Copyright and Legal Risks
- AI-generated works cannot be copyrighted because they are not human-created.
- Data Privacy Concerns: A generative AI model might generate outputs that include copyrighted material, such as:
- Trained data with copyrights, patents, or trademarks.
- User-submitted copyrighted works leading to unlicensed derivatives.
- Example: Getty Images sued Stable Diffusion (a generative AI model) for using over 12 million photos and metadata without authorization.
Bias and Discrimination Risks
- Biased Outputs: Generative AI models can generate biased content, leading to discriminatory or unfair treatment.
- Example: The Equal Employment Opportunity Commission (EEOC) sued companies that used an AI hiring tool which discriminated against older applicants (women over age 55 or men over age 60).
Toxic Content Risks
- Offensive, Disturbing, or Obscene Content: If such content was in training data, the model can produce harmful outputs, affecting users’ mental or emotional health.
- Violence Risk: Toxic content can lead to an increased propensity for violence against individuals or marginalized groups.
Data Privacy Risks
- Sensitive Data Leaks: Large language models may inadvertently leak sensitive information such as:
- Personally identifiable information (PII)
- Intellectual property
- Healthcare records
- Issue: Once data is trained in a foundation model, it cannot be “forgotten” or deleted from the model.
- Customer Trust: These risks can result in loss of trust and reputational damage due to irresponsible AI practices.
Guardrails in Amazon Bedrock
- Guardrails: You can set filters in Amazon Bedrock to block inappropriate content, including:
- Hate speech, insults, sexual content, violence.
- Blocking Content: Users’ prompts must pass through guardrails.
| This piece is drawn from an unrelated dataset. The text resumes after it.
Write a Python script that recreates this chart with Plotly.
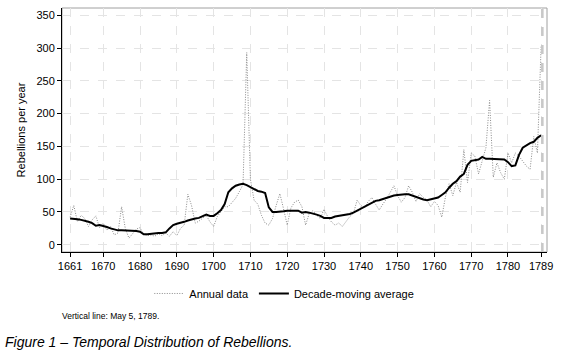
import plotly.graph_objects as go

years = list(range(1661, 1790))

annual = [
    42, 60, 35, 45, 40, 28, 38, 44, 26, 33,      # 1661-1670
    22, 28, 15, 18, 58, 25, 10, 17, 24, 26,      # 1671-1680
    16, 14, 15, 13, 17, 14, 18, 13, 20, 14,      # 1681-1690
    25, 30, 77, 60, 33, 36, 40, 45, 35, 28,      # 1691-1700
    43, 50, 58, 58, 65, 71, 81, 92, 293, 100,    # 1701-1710
    68, 62, 45, 33, 30, 40, 60, 78, 55, 30,      # 1711-1720
    56, 65, 68, 58, 30, 48, 52, 45, 40, 54,      # 1721-1730
    43, 35, 30, 33, 28, 36, 43, 48, 68, 60,      # 1731-1740
    56, 66, 72, 62, 53, 62, 70, 80, 90, 75,      # 1741-1750
    65, 72, 90, 80, 66, 78, 72, 68, 58, 66,      # 1751-1760
    60, 42, 73, 93, 75, 95, 80, 145, 95, 140,    # 1761-1770
    135, 108, 130, 148, 220, 103, 125, 110, 100, 140,  # 1771-1780
    125, 140, 135, 128, 120, 115, 165, 140, 303  # 1781-1789
]

moving_avg = [
    40, 40, 39, 38, 37, 35, 33, 29, 30, 29,      # 1661-1670
    27, 25, 23, 22, 22, 22, 22, 21, 21, 20,      # 1671-1680
    16, 16, 17, 17, 18, 18, 19, 25, 30, 32,      # 1681-1690
    33, 35, 37, 39, 40, 41, 43, 46, 44, 44,      # 1691-1700
    48, 53, 62, 80, 86, 90, 92, 93, 91, 88,      # 1701-1710
    85, 82, 81, 79, 57, 50, 50, 50, 51, 52,      # 1711-1720
    52, 53, 52, 49, 50, 49, 48, 46, 44, 41,      # 1721-1730
    41, 41, 43, 44, 44, 45, 47, 49, 52, 55,      # 1731-1740
    59, 62, 65, 67, 68, 70, 72, 74, 75, 76,      # 1741-1750
    77, 77, 77, 75, 72, 70, 69, 68, 69, 70,      # 1751-1760
    72, 76, 80, 87, 93, 97, 104, 108, 122, 128,  # 1761-1770
    129, 130, 134, 131, 131, 131, 131, 130, 130, 126,  # 1771-1780
    120, 121, 137, 148, 152, 155, 157, 163, 167  # 1781-1789
]

x_ticks = [1661, 1670, 1680, 1690, 1700, 1710, 1720, 1730, 1740, 1750, 1760, 1770, 1780, 1789]
y_ticks = [0, 50, 100, 150, 200, 250, 300, 350]
event_year = 1789.34  # May 5, 1789

FONT = "Liberation Sans, Arial, sans-serif"

fig = go.Figure()
fig.add_trace(go.Scatter(
    x=years, y=annual, mode="lines", name="Annual data",
    line=dict(color="#8a8a8a", width=1, dash="1px,1.5px"),
))
fig.add_trace(go.Scatter(
    x=years, y=moving_avg, mode="lines", name="Decade-moving average",
    line=dict(color="#000000", width=2),
))

# frame (top/right in grey)
fig.add_shape(type="rect", xref="paper", yref="paper", x0=0, x1=1, y0=0, y1=1,
              line=dict(color="#a0a0a0", width=1), layer="below")
# vertical line May 5, 1789
fig.add_shape(type="line", xref="x", yref="paper", x0=event_year, x1=event_year,
              y0=0, y1=1, line=dict(color="#c8c8c8", width=2.5, dash="dash"))

fig.update_layout(
    width=561, height=353,
    margin=dict(l=62, r=10, t=8, b=101),
    paper_bgcolor="white", plot_bgcolor="white",
    font=dict(family=FONT, size=11, color="#000"),
    showlegend=True,
    legend=dict(orientation="h", x=0.18, xanchor="left", y=-0.17, yanchor="middle",
                font=dict(size=11), bgcolor="rgba(0,0,0,0)", itemwidth=30,
                tracegroupgap=0),
    annotations=[
        dict(text="Vertical line: May 5, 1789.", xref="paper", yref="paper",
             x=-0.004, y=-0.262, xanchor="left", yanchor="middle", showarrow=False,
             font=dict(size=8.5, family=FONT)),
        dict(text="<i>Figure 1 – Temporal Distribution of Rebellions.</i>", xref="paper", yref="paper",
             x=-0.121, y=-0.369, xanchor="left", yanchor="middle", showarrow=False,
             font=dict(size=14, family=FONT)),
    ],
)

fig.update_xaxes(
    range=[1658.8, 1790.6], tickvals=x_ticks, ticktext=[str(t) for t in x_ticks],
    showgrid=True, gridcolor="#e4e4e4", griddash="dash", gridwidth=1,
    showline=True, linecolor="#000", linewidth=1,
    ticks="outside", ticklen=4, tickcolor="#000", zeroline=False,
    tickfont=dict(size=11),
)
fig.update_yaxes(
    range=[-11, 361], tickvals=y_ticks,
    showgrid=True, gridcolor="#e4e4e4", griddash="dash", gridwidth=1,
    showline=True, linecolor="#000", linewidth=1,
    ticks="outside", ticklen=4, tickcolor="#000", zeroline=False,
    tickfont=dict(size=11),
    title=dict(text="Rebellions per year", font=dict(size=11), standoff=8),
)

fig.write_html("out.html")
If the prompt is not allowed, the user receives a violation response, and the prompt is not sent to the model.
- Model Response Filtering: Even if a prompt passes, the generated response can still be blocked if it violates the guardrails.
SageMaker Clarify Evaluation Jobs
- Purpose: Helps compare performance of large language models (LLMs) across different tasks.
- Tasks:
- Text Generation
- Text Classification
- Question & Answering
- Text Summarization
- Evaluation Dimensions:
- Prompt Stereotyping: Measures bias in model responses (e.g., race, gender, age).
- Toxicity: Checks for offensive, rude, or harmful language.
- Factual Knowledge: Verifies the accuracy of model responses.
- Semantic Robustness: Assesses model’s resilience to input changes like typos or formatting.
- Accuracy: Compares model output to expected responses.
- Evaluation Tools:
- Use a built-in prompt dataset or provide your own.
- Option for human feedback from employees or subject matter experts.
- Amazon Bedrock: Similar evaluation capabilities are available for pre-trained LLMs in Amazon Bedrock console.